We encourage you to post your questions about kitchen knives here. We can give you help choosing a knife.
Wed Jul 03, 2013 5:19 pm
I will start by saying I have a lot of fillet knives. I am not really happy with any of them. They get the job done but not great job. I am really looking at the Artiflex Sujihiki. Can anyone tell me if would be okay to cut through the ribs on a Pike or Walleye? Right now I use an 8.5" KOA Coho for this job. Then I use my Tojiro Petty to take the ribs off. This system works okay, but not what want. I want a thin blade with some flex, But not lots. I have tried a Shun boning knife and chef knives, way to stiff. I don't like thin narrow fillet knives because they have to much flex. Also they have to be sharpened way too much because the steel is crap.

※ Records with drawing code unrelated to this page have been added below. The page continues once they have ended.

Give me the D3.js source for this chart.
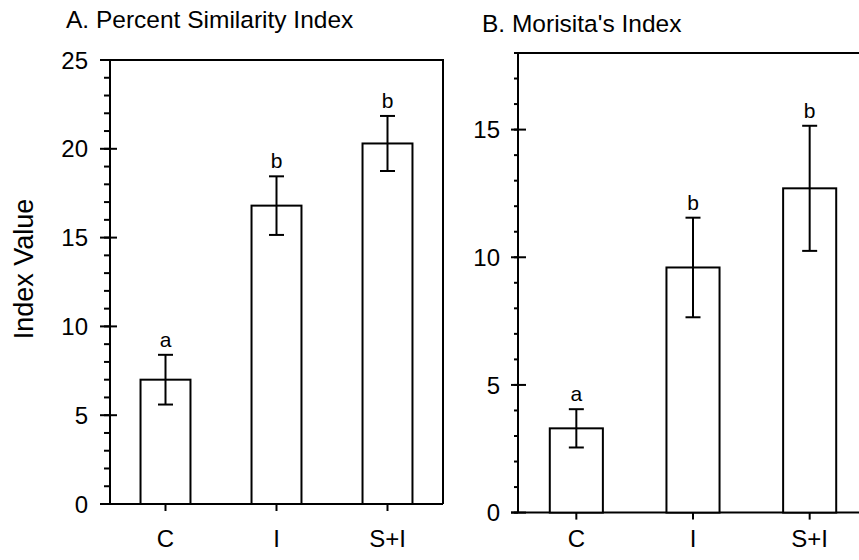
<!DOCTYPE html>
<html>
<head>
<meta charset="utf-8">
<title></title>
<script src="https://cdnjs.cloudflare.com/ajax/libs/d3/7.8.5/d3.min.js"></script>
<style>
  body { margin: 0; background: #fff; }
  text { font-family: "Liberation Sans", Arial, sans-serif; fill: #000; }
</style>
</head>
<body>
<div id="chart"></div>
<script>
    // data
    var categories = ["C", "I", "S+I"];

    var psiMeans   = [7.0, 16.8, 20.3];
    var psiErrors  = [1.4, 1.65, 1.55];
    var psiLetters = ["a", "b", "b"];
    var psiTicks   = [0, 5, 10, 15, 20, 25];

    var morMeans   = [3.3, 9.6, 12.7];
    var morErrors  = [0.75, 1.95, 2.45];
    var morLetters = ["a", "b", "b"];
    var morTicks   = [0, 5, 10, 15];

    var svg = d3.select("#chart").append("svg")
        .attr("width", 859)
        .attr("height", 560);

    function drawPanel(opt) {
        var g = svg.append("g");

        var x = d3.scaleBand().domain(categories)
            .range([opt.left, opt.right]).padding(0);
        var y = d3.scaleLinear().domain([0, opt.max])
            .range([opt.bottom, opt.top]);
        var barW = x.bandwidth() * opt.barFrac;

        // frame (top + right)
        g.append("path")
            .attr("d", "M" + opt.left + "," + y(opt.max) + "H" + opt.right + "V" + y(0))
            .attr("fill", "none").attr("stroke", "#000").attr("stroke-width", 2);

        // minor ticks every 1 unit
        g.selectAll(".minor").data(d3.range(0, opt.max + 1))
          .enter().append("line")
            .attr("x1", opt.left - opt.minorLen).attr("x2", opt.left)
            .attr("y1", function(d) { return y(d); })
            .attr("y2", function(d) { return y(d); })
            .attr("stroke", "#000").attr("stroke-width", 2);

        // major ticks cross the axis
        g.selectAll(".major").data(opt.ticks)
          .enter().append("line")
            .attr("x1", opt.left - opt.majorOut).attr("x2", opt.left + opt.majorIn)
            .attr("y1", function(d) { return y(d); })
            .attr("y2", function(d) { return y(d); })
            .attr("stroke", "#000").attr("stroke-width", 2);

        g.selectAll(".tlab").data(opt.ticks)
          .enter().append("text")
            .attr("x", opt.left - opt.labelGap)
            .attr("y", function(d) { return y(d); })
            .attr("dy", "0.36em")
            .attr("text-anchor", "end")
            .attr("font-size", 24)
            .text(function(d) { return d; });

        // axes lines
        g.append("line")
            .attr("x1", opt.left).attr("x2", opt.left)
            .attr("y1", y(opt.max)).attr("y2", y(0))
            .attr("stroke", "#000").attr("stroke-width", 2);
        g.append("line")
            .attr("x1", opt.left - opt.majorOut).attr("x2", opt.right)
            .attr("y1", y(0)).attr("y2", y(0))
            .attr("stroke", "#000").attr("stroke-width", 2);

        // x ticks + labels
        g.selectAll(".xt").data(categories)
          .enter().append("line")
            .attr("x1", function(d) { return x(d) + x.bandwidth() / 2; })
            .attr("x2", function(d) { return x(d) + x.bandwidth() / 2; })
            .attr("y1", y(0)).attr("y2", y(0) + 7)
            .attr("stroke", "#000").attr("stroke-width", 2);
        g.selectAll(".xl").data(categories)
          .enter().append("text")
            .attr("x", function(d) { return x(d) + x.bandwidth() / 2; })
            .attr("y", 547)
            .attr("text-anchor", "middle")
            .attr("font-size", 24)
            .text(function(d) { return d; });

        // bars
        g.selectAll(".bar").data(opt.means)
          .enter().append("rect")
            .attr("x", function(d, i) { return x(categories[i]) + (x.bandwidth() - barW) / 2; })
            .attr("y", function(d) { return y(d); })
            .attr("width", barW)
            .attr("height", function(d) { return y(0) - y(d); })
            .attr("fill", "#fff").attr("stroke", "#000").attr("stroke-width", 2);

        // error bars
        opt.means.forEach(function(m, i) {
            var cx = x(categories[i]) + x.bandwidth() / 2;
            var hi = y(m + opt.errors[i]), lo = y(m - opt.errors[i]);
            g.append("line").attr("x1", cx).attr("x2", cx).attr("y1", hi).attr("y2", lo)
                .attr("stroke", "#000").attr("stroke-width", 2);
            g.append("line").attr("x1", cx - 7.5).attr("x2", cx + 7.5).attr("y1", hi).attr("y2", hi)
                .attr("stroke", "#000").attr("stroke-width", 2);
            g.append("line").attr("x1", cx - 7.5).attr("x2", cx + 7.5).attr("y1", lo).attr("y2", lo)
                .attr("stroke", "#000").attr("stroke-width", 2);
            g.append("text")
                .attr("x", cx).attr("y", hi - 8)
                .attr("text-anchor", "middle")
                .attr("font-size", 21)
                .text(opt.letters[i]);
        });

        g.append("text")
            .attr("x", opt.titleX).attr("y", opt.titleY)
            .attr("font-size", 24.5)
            .text(opt.title);
    }

    drawPanel({
        title: "A. Percent Similarity Index", titleX: 66, titleY: 28,
        left: 110, right: 443, top: 60, bottom: 504, max: 25,
        ticks: psiTicks, means: psiMeans, errors: psiErrors, letters: psiLetters,
        barFrac: 0.45, majorOut: 10, majorIn: 7, minorLen: 6, labelGap: 22
    });

    drawPanel({
        title: "B. Morisita's Index", titleX: 482, titleY: 32,
        left: 518, right: 868, top: 53, bottom: 512.6, max: 18,
        ticks: morTicks, means: morMeans, errors: morErrors, letters: morLetters,
        barFrac: 0.455, majorOut: 7, majorIn: 8, minorLen: 4, labelGap: 18
    });

    svg.append("text")
        .attr("transform", "translate(33,269) rotate(-90)")
        .attr("text-anchor", "middle")
        .attr("font-size", 27)
        .text("Index Value");
</script>
</body>
</html>
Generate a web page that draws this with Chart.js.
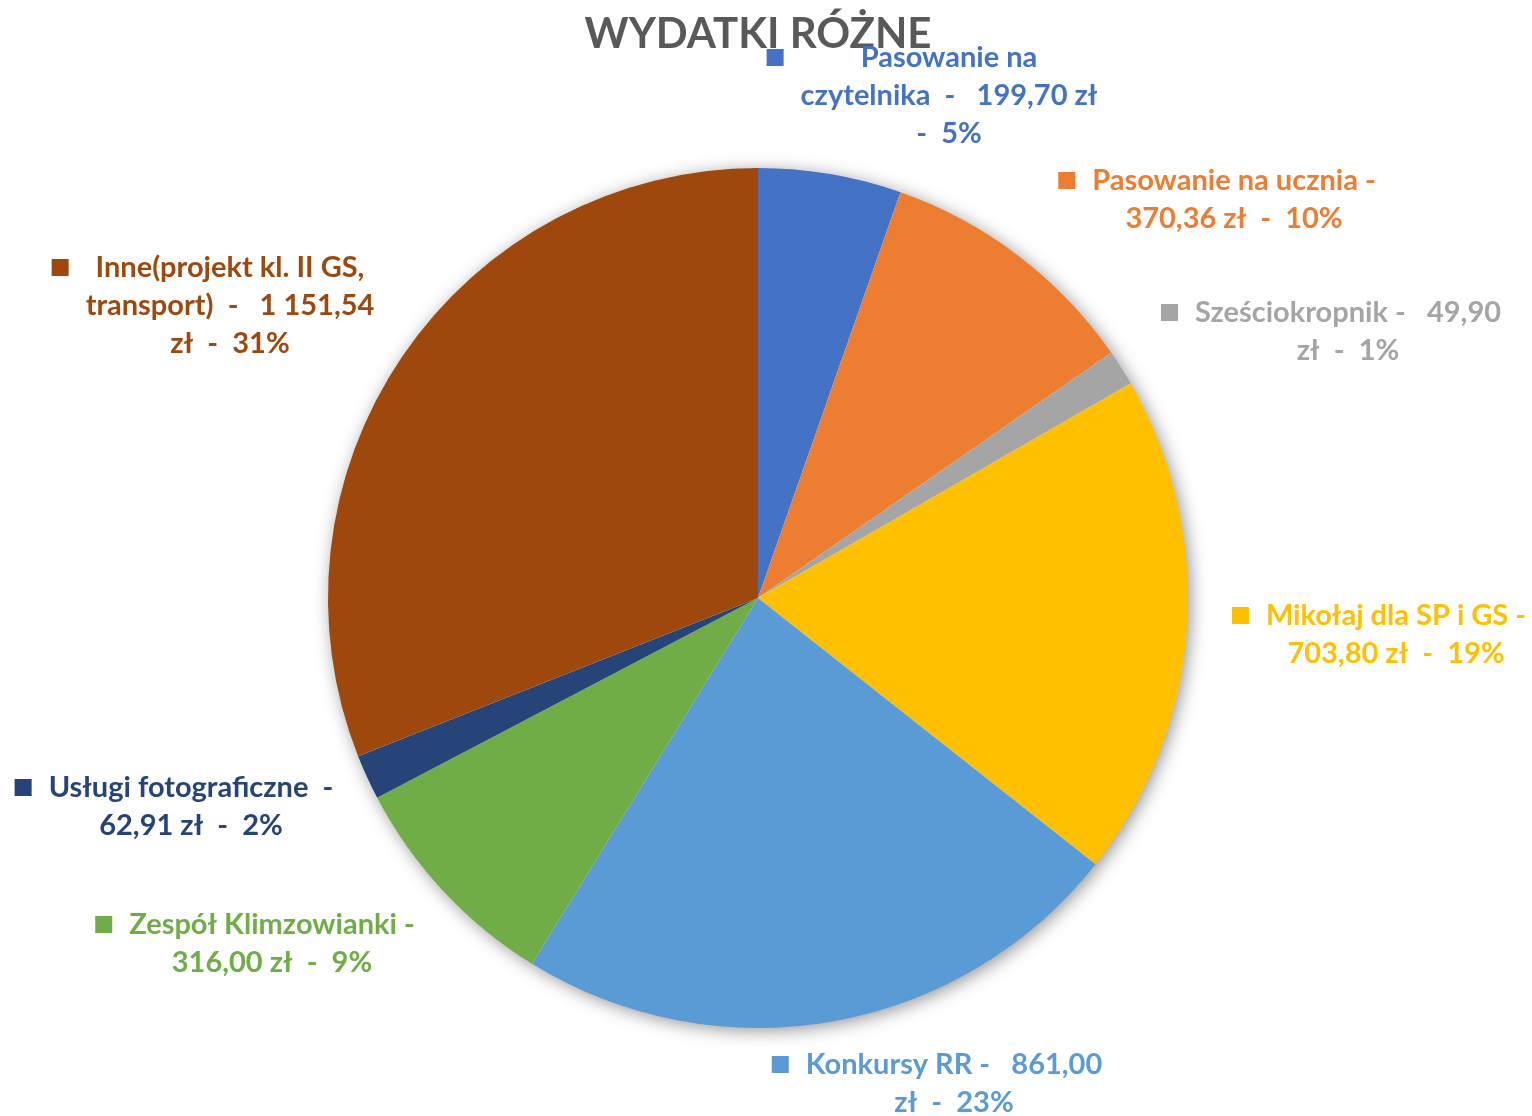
<!DOCTYPE html>
<html>
<head>
<meta charset="utf-8">
<script src="https://cdn.jsdelivr.net/npm/chart.js@4.4.1/dist/chart.umd.min.js"></script>
<style>
    html, body { margin: 0; padding: 0; background: #ffffff; }
    #wrap { width: 1532px; height: 1116px; position: relative; }
</style>
</head>
<body>
<div id="wrap"><canvas id="pieChart" width="1532" height="1116"></canvas></div>
<script>
// Chart data
const chartTitle = 'WYDATKI RÓŻNE';
const categories = [
    'Pasowanie na czytelnika',
    'Pasowanie na ucznia',
    'Sześciokropnik',
    'Mikołaj dla SP i GS',
    'Konkursy RR',
    'Zespół Klimzowianki',
    'Usługi fotograficzne',
    'Inne(projekt kl. II GS, transport)'
];
const amounts = [199.70, 370.36, 49.90, 703.80, 861.00, 316.00, 62.91, 1151.54];
const sliceColors = ['#4472C4', '#ED7D31', '#A5A5A5', '#FFC000', '#5B9BD5', '#70AD47', '#264478', '#9E480E'];

// Label text lines as wrapped in the original ({v} = amount zł, {n} = bare amount, {p} = percent)
const labelLines = [
    ['Pasowanie na', 'czytelnika  -   {v}', '-  {p}'],
    ['Pasowanie na ucznia -', '{v}  -  {p}'],
    ['Sześciokropnik -   {n}', 'zł  -  {p}'],
    ['Mikołaj dla SP i GS -', '{v}  -  {p}'],
    ['Konkursy RR -   {n}', 'zł  -  {p}'],
    ['Zespół Klimzowianki -', '{v}  -  {p}'],
    ['Usługi fotograficzne  -', '{v}  -  {p}'],
    ['Inne(projekt kl. II GS,', 'transport)  -   {n}', 'zł  -  {p}']
];

// Label block placement: centre x and first-line y offsets from pie centre
const labelLayout = [
    [191, -540], [476, -417], [590, -285], [638, 18],
    [196, 467], [-486, 327], [-567, 190], [-528, -330]
];

const FONT = '"Lato", "Open Sans", sans-serif';

function formatAmount(v) {
    const parts = v.toFixed(2).split('.');
    const intPart = parts[0].replace(/\B(?=(\d{3})+(?!\d))/g, ' ');
    return intPart + ',' + parts[1];
}

const total = amounts.reduce((a, b) => a + b, 0);

const shadowPlugin = {
    id: 'pieShadow',
    beforeDatasetsDraw(chart) {
        const arc = chart.getDatasetMeta(0).data[0];
        if (!arc) return;
        const ctx = chart.ctx;
        ctx.save();
        ctx.shadowColor = 'rgba(0, 0, 0, 0.45)';
        ctx.shadowBlur = 18;
        ctx.shadowOffsetX = 3;
        ctx.shadowOffsetY = 3;
        ctx.fillStyle = '#ffffff';
        ctx.beginPath();
        ctx.arc(arc.x, arc.y, arc.outerRadius - 1, 0, Math.PI * 2);
        ctx.fill();
        ctx.restore();
    }
};

const labelPlugin = {
    id: 'sliceLabels',
    afterDatasetsDraw(chart) {
        const ctx = chart.ctx;
        const meta = chart.getDatasetMeta(0);
        const cx = meta.data[0].x;
        const cy = meta.data[0].y;

        ctx.save();
        // title
        ctx.font = 'bold 42px ' + FONT;
        ctx.fillStyle = '#595959';
        ctx.textAlign = 'center';
        ctx.textBaseline = 'middle';
        ctx.fillText(chartTitle, cx, 34);

        ctx.font = 'bold 29px ' + FONT;
        const lineH = 38;
        labelLines.forEach((lines, i) => {
            const v = formatAmount(amounts[i]);
            const p = Math.round(amounts[i] / total * 100) + '%';
            const texts = lines.map(l => l
                .replace('{v}', v + ' zł')
                .replace('{n}', v)
                .replace('{p}', p));
            const bx = cx + labelLayout[i][0];
            const by = cy + labelLayout[i][1];
            const maxW = Math.max(...texts.map(t => ctx.measureText(t).width));
            ctx.fillStyle = sliceColors[i];
            ctx.fillRect(bx - maxW / 2 - 34, by - 9, 17, 17);
            texts.forEach((t, j) => {
                ctx.fillText(t, bx, by + j * lineH);
            });
        });
        ctx.restore();
    }
};

const chart = new Chart(document.getElementById('pieChart'), {
    type: 'pie',
    data: {
        labels: categories,
        datasets: [{
            data: amounts,
            backgroundColor: sliceColors,
            borderWidth: 0
        }]
    },
    options: {
        responsive: false,
        animation: false,
        layout: {
            padding: { top: 168, bottom: 88, left: 328, right: 344 }
        },
        plugins: {
            legend: { display: false },
            title: { display: false },
            tooltip: { enabled: false }
        }
    },
    plugins: [shadowPlugin, labelPlugin]
});
</script>
</body>
</html>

Anyway if you have any good suggestions or some insight on the Sujihiki I would appreciate it. Would be nice if it wasn't so long, but that's probably why it flex's. Or any other suggestions
Wed Jul 03, 2013 6:44 pm
Artifex boning knife or Artifex 150mm petty both have a little flex and will take and hold a nice edge. The suji is more flexible that the boning or petty.
Wed Jul 03, 2013 11:05 pm
Sound like good suggestions, I need a knife with a sharp tip though..like a mix between the fillet and boning..lol Wonder what a Honesuki would be like..
Wed Jul 03, 2013 11:46 pm
Joe - Honesuki's are generally thicker and very stiff. They will have virtually no flex to them.
Check out the review from "Mony" on the Artifex 270 Sujihiki page: http://www.chefknivestogo.com/riar27su.html
The Artifex should have a very sharp tip OOTB and if you are careful, you can keep it that way through your sharpenings over time. The Edge Pro really makes it easier to keep that tip much more crisp and precise. The bonus on the Artifex Suji is that you'll have a great slicing knife as well.
Thu Jul 04, 2013 12:12 am
It's been a lot of years since I've fileted a pike or walleye, but:
The Artifex suji should be able to cut through those bones. It might take a little more obtuse edge than stock, but only use will decide that.
Thu Jul 04, 2013 3:55 am
The Honesuki is very stiff and has a kind of a reverse tanto point to it. I have used mine for beheading and cleaning lots of trout, no chipping at the edge after beheading the trout. I will try to get pics of the boning knife and petty tips; but they are nice and pointy. You could always repoint the boning or petty to make the tip a but sharper.